__GIVEN DATA__:

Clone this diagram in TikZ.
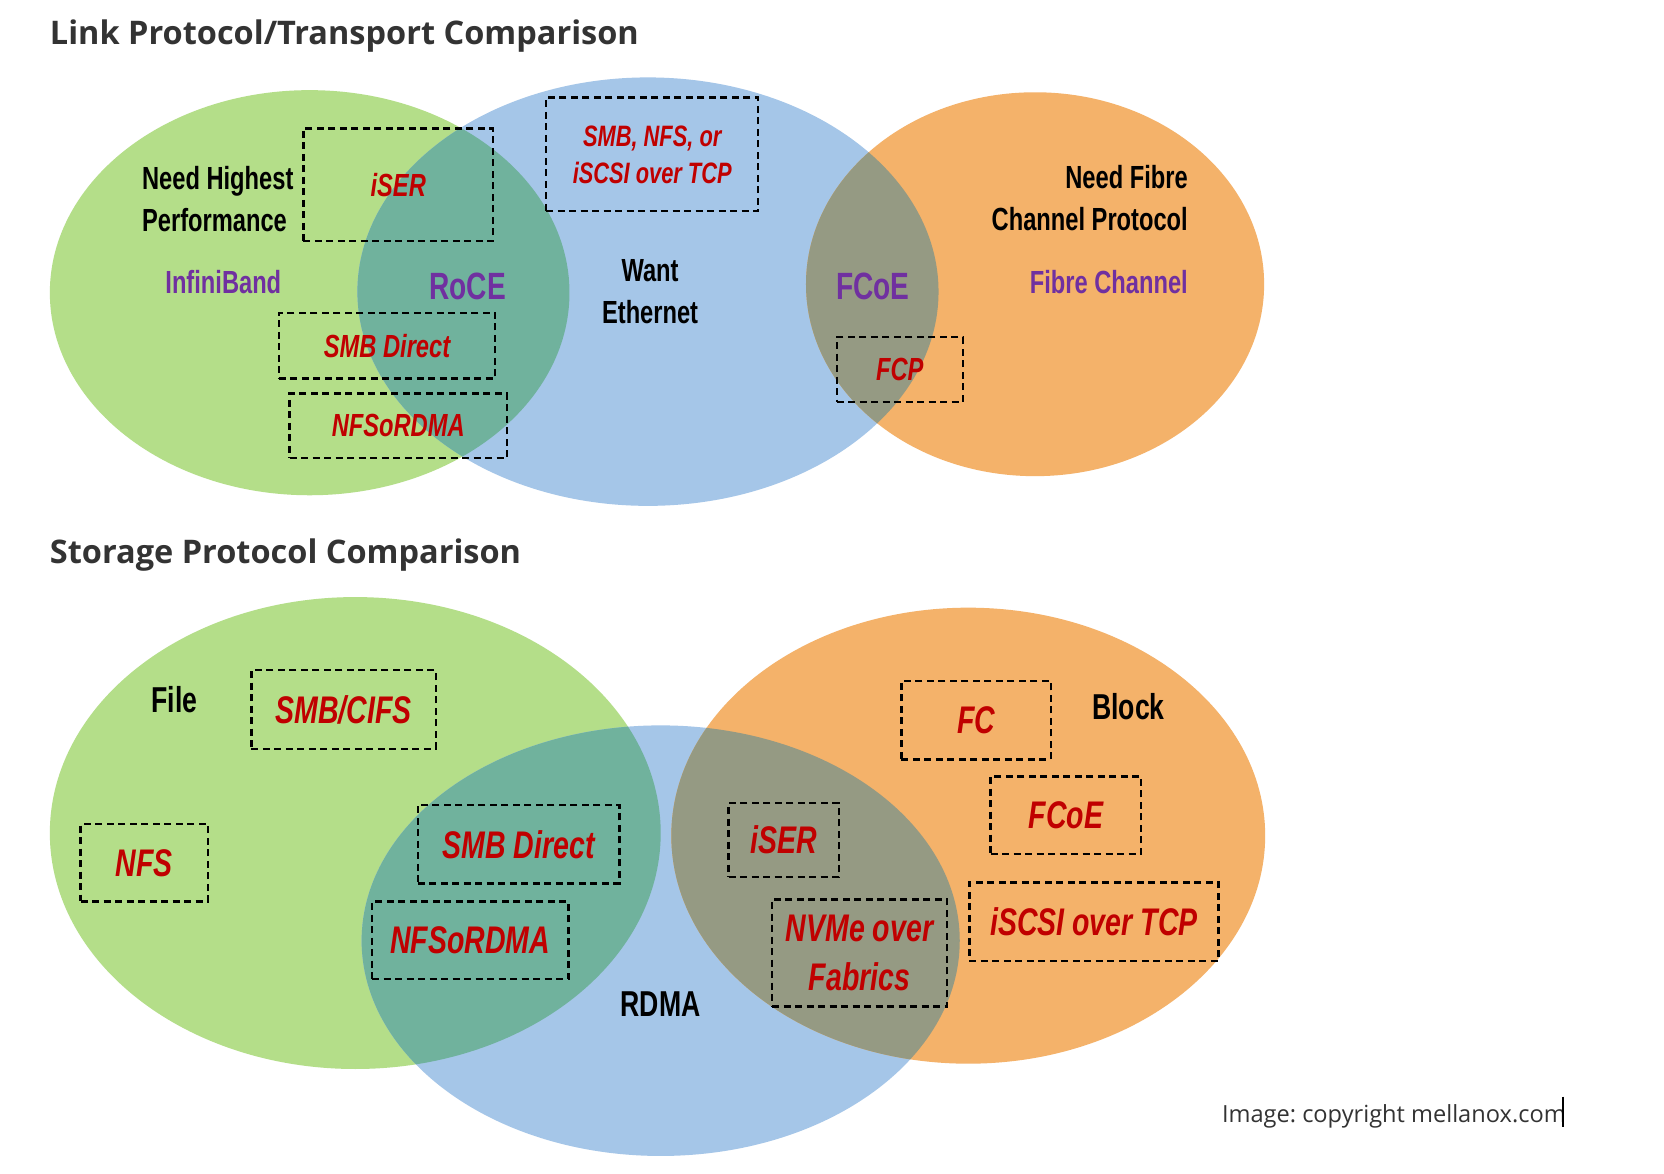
\documentclass[tikz,border=0pt]{standalone}
\usepackage{fontspec}
\frenchspacing
\newfontfamily\lblfont[FakeStretch=0.74]{Liberation Sans}
\newfontfamily\ttlfont{Open Sans}
\definecolor{vgreen}{RGB}{180,222,137}
\definecolor{vblue}{RGB}{165,198,232}
\definecolor{vorange}{RGB}{244,178,106}
\definecolor{vteal}{RGB}{112,178,157}
\definecolor{vgray}{RGB}{149,154,131}
\definecolor{vred}{RGB}{192,0,0}
\definecolor{vpurple}{RGB}{112,48,160}
\definecolor{vtitle}{RGB}{51,51,51}
\begin{document}
\begin{tikzpicture}[x=1.0605pt,y=-1.0605pt,
  every node/.style={inner sep=0pt,outer sep=0pt,text depth=0pt},
  boxbase/.style={draw=black,line width=2.4pt,dash pattern=on 7pt off 4.5pt,align=center,text=vred},
  topred/.style={boxbase,font=\lblfont\bfseries\itshape\fontsize{32}{37}\selectfont},
  botred/.style={boxbase,font=\lblfont\bfseries\itshape\fontsize{38.5}{49}\selectfont},
  blk/.style={text=black,font=\lblfont\bfseries\fontsize{32}{42}\selectfont},
  blkbig/.style={text=black,font=\lblfont\bfseries\fontsize{36}{42}\selectfont},
  pur/.style={text=vpurple,font=\lblfont\bfseries\fontsize{32}{42}\selectfont},
  purbig/.style={text=vpurple,font=\lblfont\bfseries\fontsize{38}{42}\selectfont},
  ttl/.style={text=vtitle,anchor=base west,font=\ttlfont\bfseries\fontsize{32.5}{36}\selectfont}
]
\useasboundingbox (0,0) rectangle (1569.07,1107);
\fill[white] (0,0) rectangle (1569.07,1107);

% ---------- top diagram ----------
\fill[vgreen] (292,276) ellipse [x radius=245,y radius=191];
\fill[vblue] (611,275) ellipse [x radius=274,y radius=202];
\fill[vorange] (976,268) ellipse [x radius=216,y radius=181];
\begin{scope}
  \clip (292,276) ellipse [x radius=245,y radius=191];
  \fill[vteal] (611,275) ellipse [x radius=274,y radius=202];
\end{scope}
\begin{scope}
  \clip (976,268) ellipse [x radius=216,y radius=181];
  \fill[vgray] (611,275) ellipse [x radius=274,y radius=202];
\end{scope}

\node[ttl] (t1) at (47.1,41.5) {Link Protocol/Transport Comparison};

\node[topred,minimum width=189.8pt,minimum height=112.4pt] (iser1) at (375.5,174) {iSER};
\node[topred,font=\lblfont\bfseries\itshape\fontsize{29.5}{37}\selectfont,minimum width=212.1pt,minimum height=113.5pt] (tcp1) at (615,145.5) {SMB, NFS, or\\iSCSI over TCP};
\node[topred,minimum width=216.3pt,minimum height=65.8pt] (smbd1) at (365,326) {SMB Direct};
\node[topred,minimum width=217.4pt,minimum height=64.7pt] (nfsr1) at (375.5,401.5) {NFSoRDMA};
\node[topred,minimum width=126.2pt,minimum height=64.7pt] (fcp1) at (848.5,348.5) {FCP};

\node[blk,anchor=west,align=left] (perf) at (134,188) {Need Highest\\Performance};
\node[pur,anchor=west] (ib) at (156,266) {InfiniBand};
\node[purbig] (roce) at (441,270) {RoCE};
\node[blk,align=center] (eth) at (613,275) {Want\\Ethernet};
\node[purbig] (fcoe1) at (823,270) {FCoE};
\node[blk,anchor=east,align=right] (nfc) at (1120,187) {Need Fibre\\Channel Protocol};
\node[pur,anchor=east] (fc1) at (1120,266) {Fibre Channel};

% ---------- bottom diagram ----------
\fill[vgreen] (335,785.5) ellipse [x radius=288,y radius=222.5];
\fill[vblue] (623,887) ellipse [x radius=282,y radius=203];
\fill[vorange] (913,788) ellipse [x radius=280,y radius=215];
\begin{scope}
  \clip (335,785.5) ellipse [x radius=288,y radius=222.5];
  \fill[vteal] (623,887) ellipse [x radius=282,y radius=203];
\end{scope}
\begin{scope}
  \clip (913,788) ellipse [x radius=280,y radius=215];
  \fill[vgray] (623,887) ellipse [x radius=282,y radius=203];
\end{scope}

\node[ttl] (t2) at (47.1,531) {Storage Protocol Comparison};

\node[botred,minimum width=184.5pt,minimum height=78.5pt] (smbcifs) at (324,669) {SMB/CIFS};
\node[botred,minimum width=127.3pt,minimum height=77.4pt] (nfs) at (136,813.5) {NFS};
\node[botred,minimum width=201.5pt,minimum height=78.5pt] (smbd2) at (489,796) {SMB Direct};
\node[botred,minimum width=196.2pt,minimum height=77.4pt] (nfsr2) at (443.5,886.5) {NFSoRDMA};
\node[botred,minimum width=110.3pt,minimum height=74.2pt] (iser2) at (739,792) {iSER};
\node[botred,minimum width=175pt,minimum height=107.1pt] (nvme) at (810.5,898.5) {NVMe over\\Fabrics};
\node[botred,minimum width=149.5pt,minimum height=78.5pt] (fc2) at (920.5,679) {FC};
\node[botred,minimum width=150.6pt,minimum height=77.4pt] (fcoe2) at (1005,768.5) {FCoE};
\node[botred,minimum width=249.2pt,minimum height=78.5pt] (iscsi2) at (1031.5,869) {iSCSI over TCP};

\node[blkbig] (file) at (164.5,660) {File};
\node[blkbig] (block) at (1064,666) {Block};
\node[blkbig] (rdma) at (623,946.7) {RDMA};

\node[anchor=base west,text=vtitle,font=\ttlfont\fontsize{23.6}{28}\selectfont] (copy) at (1152.3,1058) {Image: copyright mellanox.com};
\draw[line width=1.6pt,black] (1474,1034) -- (1474,1063);
\end{tikzpicture}
\end{document}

__INSTRUCTION__:
All of the material above is to be copied exactly, except for its images.

__COMPLETED EXERCISE__:
Clone this diagram in TikZ.
\documentclass[tikz,border=0pt]{standalone}
\usepackage{fontspec}
\frenchspacing
\newfontfamily\lblfont[FakeStretch=0.74]{Liberation Sans}
\newfontfamily\ttlfont{Open Sans}
\definecolor{vgreen}{RGB}{180,222,137}
\definecolor{vblue}{RGB}{165,198,232}
\definecolor{vorange}{RGB}{244,178,106}
\definecolor{vteal}{RGB}{112,178,157}
\definecolor{vgray}{RGB}{149,154,131}
\definecolor{vred}{RGB}{192,0,0}
\definecolor{vpurple}{RGB}{112,48,160}
\definecolor{vtitle}{RGB}{51,51,51}
\begin{document}
\begin{tikzpicture}[x=1.0605pt,y=-1.0605pt,
  every node/.style={inner sep=0pt,outer sep=0pt,text depth=0pt},
  boxbase/.style={draw=black,line width=2.4pt,dash pattern=on 7pt off 4.5pt,align=center,text=vred},
  topred/.style={boxbase,font=\lblfont\bfseries\itshape\fontsize{32}{37}\selectfont},
  botred/.style={boxbase,font=\lblfont\bfseries\itshape\fontsize{38.5}{49}\selectfont},
  blk/.style={text=black,font=\lblfont\bfseries\fontsize{32}{42}\selectfont},
  blkbig/.style={text=black,font=\lblfont\bfseries\fontsize{36}{42}\selectfont},
  pur/.style={text=vpurple,font=\lblfont\bfseries\fontsize{32}{42}\selectfont},
  purbig/.style={text=vpurple,font=\lblfont\bfseries\fontsize{38}{42}\selectfont},
  ttl/.style={text=vtitle,anchor=base west,font=\ttlfont\bfseries\fontsize{32.5}{36}\selectfont}
]
\useasboundingbox (0,0) rectangle (1569.07,1107);
\fill[white] (0,0) rectangle (1569.07,1107);

% ---------- top diagram ----------
\fill[vgreen] (292,276) ellipse [x radius=245,y radius=191];
\fill[vblue] (611,275) ellipse [x radius=274,y radius=202];
\fill[vorange] (976,268) ellipse [x radius=216,y radius=181];
\begin{scope}
  \clip (292,276) ellipse [x radius=245,y radius=191];
  \fill[vteal] (611,275) ellipse [x radius=274,y radius=202];
\end{scope}
\begin{scope}
  \clip (976,268) ellipse [x radius=216,y radius=181];
  \fill[vgray] (611,275) ellipse [x radius=274,y radius=202];
\end{scope}

\node[ttl] (t1) at (47.1,41.5) {Link Protocol/Transport Comparison};

\node[topred,minimum width=189.8pt,minimum height=112.4pt] (iser1) at (375.5,174) {iSER};
\node[topred,font=\lblfont\bfseries\itshape\fontsize{29.5}{37}\selectfont,minimum width=212.1pt,minimum height=113.5pt] (tcp1) at (615,145.5) {SMB, NFS, or\\iSCSI over TCP};
\node[topred,minimum width=216.3pt,minimum height=65.8pt] (smbd1) at (365,326) {SMB Direct};
\node[topred,minimum width=217.4pt,minimum height=64.7pt] (nfsr1) at (375.5,401.5) {NFSoRDMA};
\node[topred,minimum width=126.2pt,minimum height=64.7pt] (fcp1) at (848.5,348.5) {FCP};

\node[blk,anchor=west,align=left] (perf) at (134,188) {Need Highest\\Performance};
\node[pur,anchor=west] (ib) at (156,266) {InfiniBand};
\node[purbig] (roce) at (441,270) {RoCE};
\node[blk,align=center] (eth) at (613,275) {Want\\Ethernet};
\node[purbig] (fcoe1) at (823,270) {FCoE};
\node[blk,anchor=east,align=right] (nfc) at (1120,187) {Need Fibre\\Channel Protocol};
\node[pur,anchor=east] (fc1) at (1120,266) {Fibre Channel};

% ---------- bottom diagram ----------
\fill[vgreen] (335,785.5) ellipse [x radius=288,y radius=222.5];
\fill[vblue] (623,887) ellipse [x radius=282,y radius=203];
\fill[vorange] (913,788) ellipse [x radius=280,y radius=215];
\begin{scope}
  \clip (335,785.5) ellipse [x radius=288,y radius=222.5];
  \fill[vteal] (623,887) ellipse [x radius=282,y radius=203];
\end{scope}
\begin{scope}
  \clip (913,788) ellipse [x radius=280,y radius=215];
  \fill[vgray] (623,887) ellipse [x radius=282,y radius=203];
\end{scope}

\node[ttl] (t2) at (47.1,531) {Storage Protocol Comparison};

\node[botred,minimum width=184.5pt,minimum height=78.5pt] (smbcifs) at (324,669) {SMB/CIFS};
\node[botred,minimum width=127.3pt,minimum height=77.4pt] (nfs) at (136,813.5) {NFS};
\node[botred,minimum width=201.5pt,minimum height=78.5pt] (smbd2) at (489,796) {SMB Direct};
\node[botred,minimum width=196.2pt,minimum height=77.4pt] (nfsr2) at (443.5,886.5) {NFSoRDMA};
\node[botred,minimum width=110.3pt,minimum height=74.2pt] (iser2) at (739,792) {iSER};
\node[botred,minimum width=175pt,minimum height=107.1pt] (nvme) at (810.5,898.5) {NVMe over\\Fabrics};
\node[botred,minimum width=149.5pt,minimum height=78.5pt] (fc2) at (920.5,679) {FC};
\node[botred,minimum width=150.6pt,minimum height=77.4pt] (fcoe2) at (1005,768.5) {FCoE};
\node[botred,minimum width=249.2pt,minimum height=78.5pt] (iscsi2) at (1031.5,869) {iSCSI over TCP};

\node[blkbig] (file) at (164.5,660) {File};
\node[blkbig] (block) at (1064,666) {Block};
\node[blkbig] (rdma) at (623,946.7) {RDMA};

\node[anchor=base west,text=vtitle,font=\ttlfont\fontsize{23.6}{28}\selectfont] (copy) at (1152.3,1058) {Image: copyright mellanox.com};
\draw[line width=1.6pt,black] (1474,1034) -- (1474,1063);
\end{tikzpicture}
\end{document}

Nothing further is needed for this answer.